El doctor Pedro Ara, junto al cadáver embalsamado de Evita
Su rostro estaba como de cera, lúcido y transparente, tenía los ojos cerrados como si durmiese. Los cabellos bien peinados hacían el efecto de una aureola.
El cadáver estaba extendido en un minúsculo lecho forrado de raso y encerrado en una campana de vidrio. Esperando trasladarla al mausoleo que se estaba construyendo ante la villa presidencial, según deseo expreso de Evita poco antes de morir, ordené que fuese colocada en una sala de la Confederación del Trabajo, transformada en capilla provisional.
Las paredes de aquel sepulcro estaban recubiertas de paños azules y detrás de las colgaduras había una mesita en la cual el Dr. Ara tenía las redomas y ampollas de sus ácidos y jeringas. La cámara era semi-oscura; apenas la iluminaba un rayo de mortecina luz que venía del techo; una puerta de madera con dos ventanillas de vidrio opaco daba acceso a aquel lugar en donde nadie podía entrar. Existía una sola llave y la tenía el médico español.
Yo fui tres veces a ver a Evita; cada vez experimentaba una emoción diversa. Ante la puerta sentía un extraño sudor que me descendía por la espalda; el ruido de la llave al girar en la cerradura me parecía convertirse en un trueno… Luego seguía un gran silencio, como si el umbral de aquella puerta fuese el umbral de la eternidad.
Eva estaba inmóvil, blanca como una nubecilla. Una vez me le acerqué y estuve tentado de tocarle el rostro; alargué la mano pero la retiré súbitamente; tenía miedo de que el calor de mi mano y mis dedos la redujesen a polvo como sucede con el aire en los sepulcros antiguos. Ara se me acercó y me dijo en voz baja: «No tenga miedo. Está intacta como cuando estaba viva». (…)
No sé qué le haya sucedido al cadáver de Evita. Sé que hasta el día de mi partida y durante el mes que gobernó Lonardi estaba en la sala, en el segundo piso de la Confederación General de Trabajadores. Rojas dio órdenes, luego, de sacarlo de allí e ignoro dónde lo hayan escondido.
Me consta que muchos grupos de damas peronistas, varias veces, se dirigieron al gobierno solicitando el cadáver para darle sepultura.

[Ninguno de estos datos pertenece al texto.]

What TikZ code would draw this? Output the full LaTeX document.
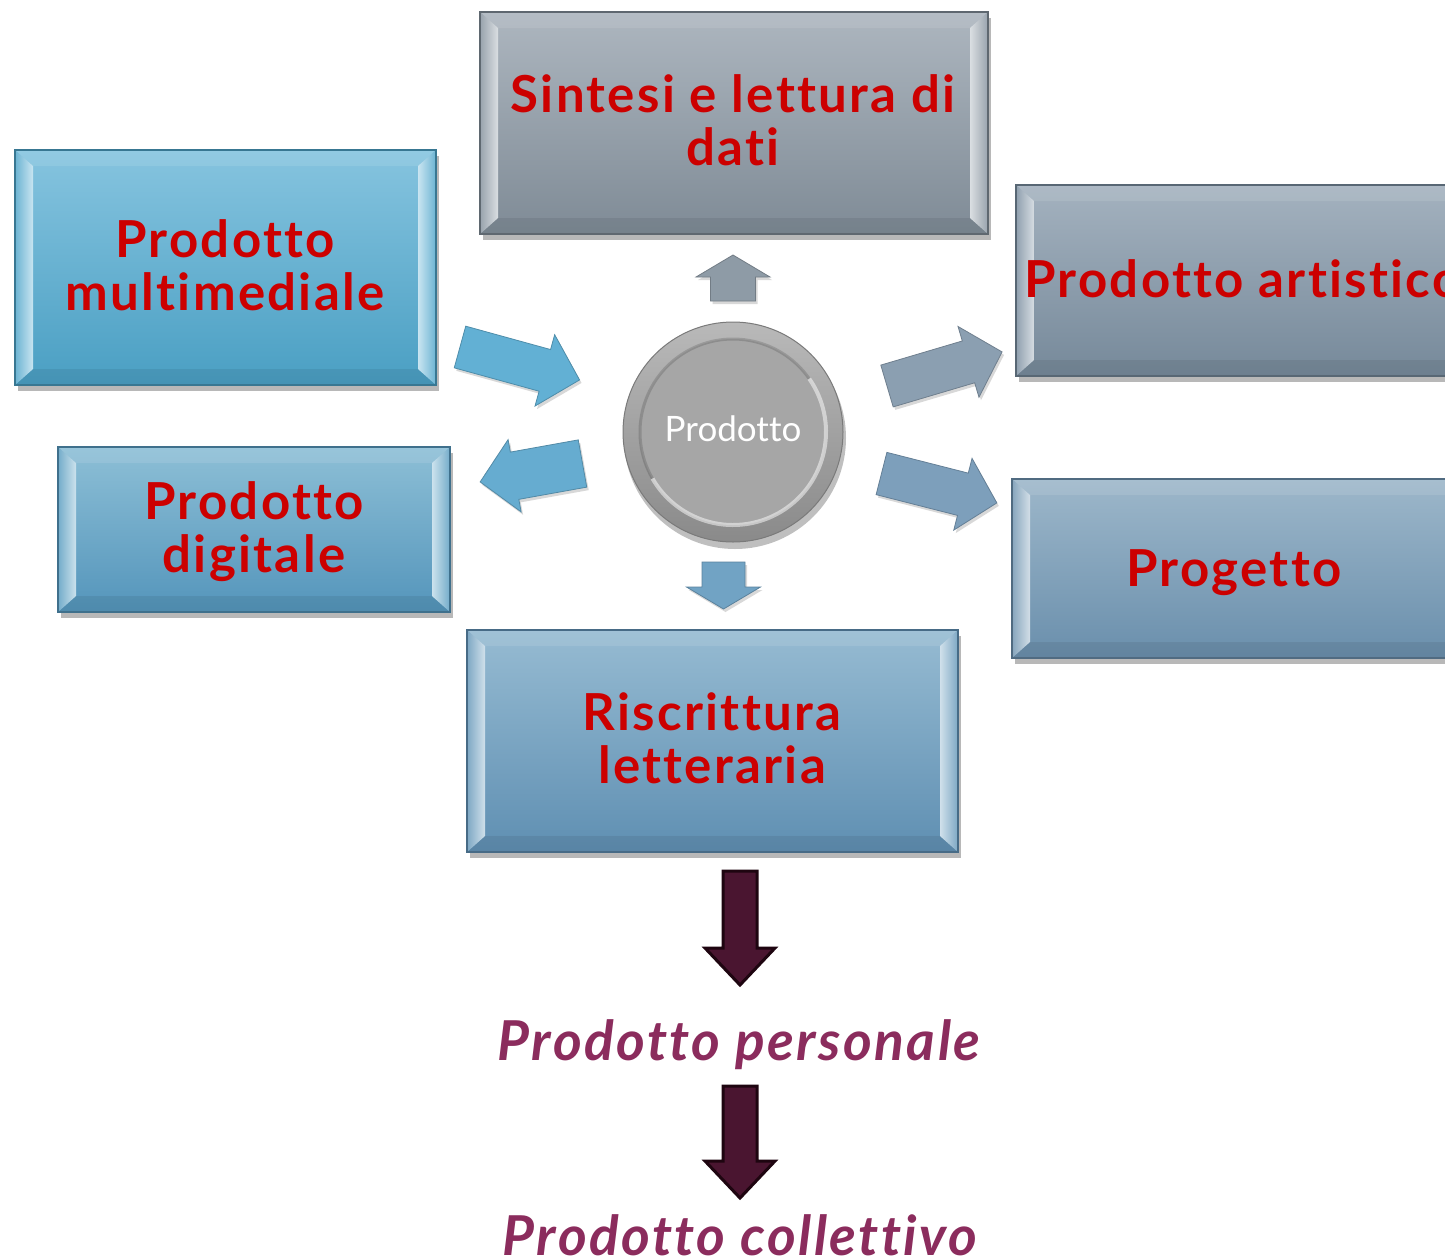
\documentclass[tikz,border=0pt]{standalone}
\usepackage{fontspec}
\setmainfont{Lato}[Ligatures={NoCommon},LetterSpace=4.5]
\newfontfamily\circfont{Lato}[Ligatures={NoCommon}]
\usetikzlibrary{shadows,calc}
\definecolor{txtred}{HTML}{CC0000}
\definecolor{plum}{HTML}{8B2C5D}
\definecolor{maroon}{HTML}{4A1530}
\definecolor{maroonedge}{HTML}{1E0510}
\definecolor{ringtop}{HTML}{B9B9B9}
\definecolor{ringbot}{HTML}{8A8A8A}
\definecolor{ringedge}{HTML}{7A7A7A}
\definecolor{discfill}{HTML}{A6A6A6}
\definecolor{arA}{HTML}{62B0D4}
\definecolor{arB}{HTML}{66ACD0}
\definecolor{arC}{HTML}{8B9FB1}
\definecolor{arD}{HTML}{7D9FBB}
\definecolor{arE}{HTML}{8E9BA6}
\definecolor{arF}{HTML}{71A3C4}
\newcommand\bevelbox[7]{%
  % #1 name, #2 x1, #3 y1, #4 x2, #5 y2, #6 top colour, #7 bottom colour (HTML)
  \definecolor{#1T}{HTML}{#6}\definecolor{#1B}{HTML}{#7}%
  \fill[black,opacity=0.28] (#2+3,#3+6) rectangle (#4+3,#5+6);
  \shade[top color=#1T,bottom color=#1B] (#2,#3) rectangle (#4,#5);
  \fill[white,opacity=0.10] (#2,#3) -- (#4,#3) -- (#4-18,#3+16) -- (#2+18,#3+16) -- cycle;
  \fill[black,opacity=0.07] (#2,#5) -- (#4,#5) -- (#4-18,#5-16) -- (#2+18,#5-16) -- cycle;
  \shade[left color=#1T!55!#1B,right color=white!55!#1T] (#2,#3) -- (#2+18,#3+16) -- (#2+18,#5-16) -- (#2,#5) -- cycle;
  \shade[right color=#1T!55!#1B,left color=white!55!#1T] (#4,#3) -- (#4-18,#3+16) -- (#4-18,#5-16) -- (#4,#5) -- cycle;
  \draw[#1B!75!black,line width=1.2] (#2,#3) rectangle (#4,#5);
  \coordinate (#1) at ($(#2,#3)!0.5!(#4,#5)$);
}
\newcommand\blockarrow[9]{%
  % #1 name, #2 style, #3 tail x, #4 tail y, #5 angle, #6 length, #7 shaft half, #8 head half, #9 head length
  \coordinate (#1) at (#3,#4);
  \path[#2,shift={(#3,#4)},rotate=#5] (0,-#7) -- (#6-#9,-#7) -- (#6-#9,-#8) -- (#6,0)
     -- (#6-#9,#8) -- (#6-#9,#7) -- (0,#7) -- cycle;
}
\tikzset{
  boxtext/.style={font=\fontsize{51}{53}\selectfont\bfseries,text=txtred,align=center,inner sep=0pt},
  plumtext/.style={font=\fontsize{55}{60}\selectfont\bfseries\itshape,text=plum,inner sep=0pt,anchor=base},
  lightarrow/.style={fill=#1,draw=#1!80!black,line width=0.8,
    drop shadow={shadow xshift=2pt,shadow yshift=-3pt,opacity=0.3}},
  darkarrow/.style={fill=maroon,draw=maroonedge,line width=3,line join=miter}
}
\begin{document}
\begin{tikzpicture}[x=1pt,y=-1pt]
\useasboundingbox (0,0) rectangle (1445,1259);
\fill[white] (0,0) rectangle (1445,1259);

% boxes
\bevelbox{sintesi}{480}{12}{988}{234}{ADB6BF}{7F8B96}
\bevelbox{multi}{15}{150}{436}{385}{86C4DF}{4A9FC3}
\bevelbox{artis}{1016}{185}{1500}{376}{A4B2BF}{76899A}
\bevelbox{digit}{58}{447}{450}{612}{8DBFD6}{5495BB}
\bevelbox{proget}{1012}{479}{1500}{658}{9DB7CA}{6A8FAC}
\bevelbox{riscr}{467}{630}{958}{852}{96BBD2}{5F8FB2}

\node[boxtext] (tsintesi) at (733,120) {Sintesi e lettura di\\dati};
\node[boxtext] (tmulti) at (225,265) {Prodotto\\multimediale};
\node[boxtext,anchor=west] (tartis) at (1024,279) {Prodotto artistico};
\node[boxtext] (tdigit) at (254,532) {Prodotto\\digitale};
\node[boxtext] (tproget) at (1234,573) {Progetto};
\node[boxtext] (triscr) at (712,738) {Riscrittura\\letteraria};

% central circle
\fill[black,opacity=0.25] (735,438) circle (111);
\shade[top color=ringtop,bottom color=ringbot,draw=ringedge,line width=1] (733,432) circle (110);
\fill[discfill] (733,432) circle (93);
\draw[white,opacity=0.5,line width=4] (733,432) ++(-35:93) arc[start angle=-35,end angle=150,radius=93];
\draw[black,opacity=0.15,line width=3] (733,432) ++(150:93) arc[start angle=150,end angle=325,radius=93];
\node[font=\circfont\fontsize{35}{40}\selectfont,text=white,inner sep=0pt] (centre) at (733,429) {Prodotto};

% light block arrows
\blockarrow{a1}{lightarrow=arA}{460}{347}{-15.4}{124}{21.6}{37}{36}
\blockarrow{a2}{lightarrow=arB}{582.5}{463.5}{190.2}{104}{24}{36.7}{35}
\blockarrow{a3}{lightarrow=arC}{887}{386}{16.5}{120}{21.8}{36.9}{35}
\blockarrow{a4}{lightarrow=arD}{881.5}{473.5}{-14.3}{119}{21.8}{37}{35}
\blockarrow{a5}{lightarrow=arE}{733}{301}{90}{46}{22.5}{37}{22}
\blockarrow{a6}{lightarrow=arF}{723.5}{562}{-90}{47}{21.5}{37}{22}

% dark arrows and final texts
\blockarrow{d1}{darkarrow}{740}{871}{-90}{114}{17}{35}{37}
\node[plumtext] (personale) at (739,1060) {Prodotto personale};
\blockarrow{d2}{darkarrow}{740}{1086}{-90}{112}{17}{35}{37}
\node[plumtext] (collettivo) at (740,1255) {Prodotto collettivo};
\end{tikzpicture}
\end{document}
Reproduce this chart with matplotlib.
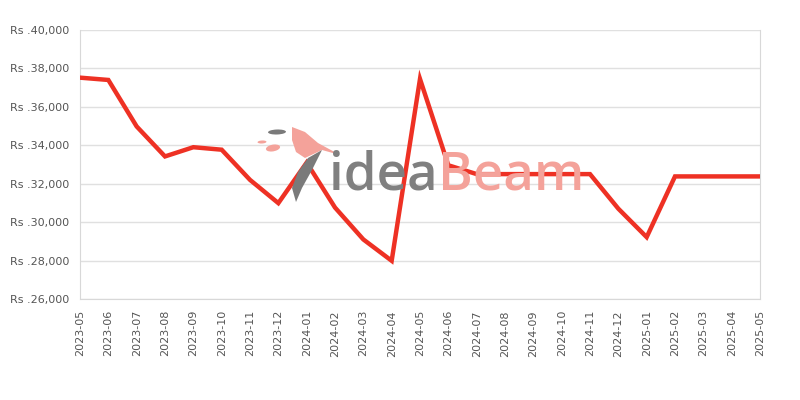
import matplotlib
matplotlib.use("Agg")
import matplotlib.pyplot as plt
from matplotlib.ticker import FuncFormatter
from matplotlib.patches import Ellipse, Polygon

months = ["2023-05", "2023-06", "2023-07", "2023-08", "2023-09", "2023-10",
          "2023-11", "2023-12", "2024-01", "2024-02", "2024-03", "2024-04",
          "2024-05", "2024-06", "2024-07", "2024-08", "2024-09", "2024-10",
          "2024-11", "2024-12", "2025-01", "2025-02", "2025-03", "2025-04",
          "2025-05"]
prices = [37520, 37400, 34980, 33420, 33900, 33770,
          32200, 30990, 33100, 30760, 29100, 27990,
          37450, 32960, 32500, 32500, 32500, 32500,
          32500, 30700, 29220, 32380, 32380, 32380,
          32380]
y_ticks = [26000, 28000, 30000, 32000, 34000, 36000, 38000, 40000]

fig = plt.figure(figsize=(8, 4), dpi=100)
ax = fig.add_axes([0.1, 0.2525, 0.85, 0.6725])

x = list(range(len(months)))
ax.plot(x, prices, color="#EE3124", linewidth=3.2, solid_joinstyle="miter", zorder=3)

ax.set_xlim(0, len(months) - 1)
ax.set_ylim(26000, 40000)
ax.set_yticks(y_ticks)
ax.yaxis.set_major_formatter(FuncFormatter(lambda v, p: "Rs .{:,.0f}".format(v)))
ax.set_xticks(x)
ax.set_xticklabels(months, rotation=90)
ax.tick_params(axis="both", length=0, labelsize=8, labelcolor="#555555")
ax.tick_params(axis="x", pad=8)
ax.tick_params(axis="y", pad=8)
ax.grid(axis="y", color="#e0e0e0", linewidth=1)
ax.set_axisbelow(True)
for s in ["left", "right", "bottom"]:
    ax.spines[s].set_color("#d8d8d8")
ax.spines["top"].set_visible(False)

# watermark text
fig.text(0.5475, 0.525, "idea", fontsize=38, color="#808080",
         family="Open Sans", fontweight="semibold", ha="right", va="baseline", zorder=1)
fig.text(0.5475, 0.525, "Beam", fontsize=38, color="#f4a29a",
         family="Open Sans", fontweight="semibold", ha="left", va="baseline", zorder=1)

# simple watermark bird (figure pixel coordinates -> fractions)
def P(px, py):
    return (px / 800.0, (400 - py) / 400.0)

tf = fig.transFigure
wing = Polygon([P(292, 127), P(305, 132), P(318, 143), P(340, 155), P(322, 150),
                P(305, 158), P(296, 152), P(292, 140)], closed=True,
               facecolor="#f4a29a", edgecolor="none", transform=tf, zorder=1)
body = Polygon([P(322, 150), P(308, 158), P(298, 172), P(292, 188), P(296, 202),
                P(302, 188), P(312, 170)], closed=True,
               facecolor="#7a7a7a", edgecolor="none", transform=tf, zorder=1)
fig.patches.extend([wing, body])
for (cx, cy, w, h, ang, col) in [(277, 132, 18, 5, 5, "#7a7a7a"),
                                 (273, 148, 16, 6, 45, "#f4a29a"),
                                 (262, 142, 9, 3, 10, "#f4a29a")]:
    c = P(cx, cy)
    fig.patches.append(Ellipse(c, w / 800.0, h / 400.0, angle=ang,
                               facecolor=col, edgecolor="none", transform=tf, zorder=1))

fig.savefig("out.png", dpi=100)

Aramburu ha ignorado las solicitudes de aquellas damas, así como ha ignorado el telegrama que le envié hace un par de meses y en el cual le advertía, entre otras cosas, que lo consideraría responsable de cualquier cosa que le sucediese al cadáver de mi mujer.
De nosotros dos, acaso solamente Evita es feliz. Aunque muerta y sin paz, Eva se ha quedado en su tierra; yo estoy lejos de ella y solamente me es dado vivir de esperanzas, de angustias y recuerdos.
De ella me quedan una fotografía, su «carnet cívico» que es nuestra cédula de identidad, y la última carta que me mandó el 4 de junio de 1952. Las pocas palabras que escribió de su puño y letra son casi ilegibles, la escritura es irregular, incierta y fatigada. Se parece a su respiración, como la sentí aquella mañana inolvidable, pocos instantes antes de morir.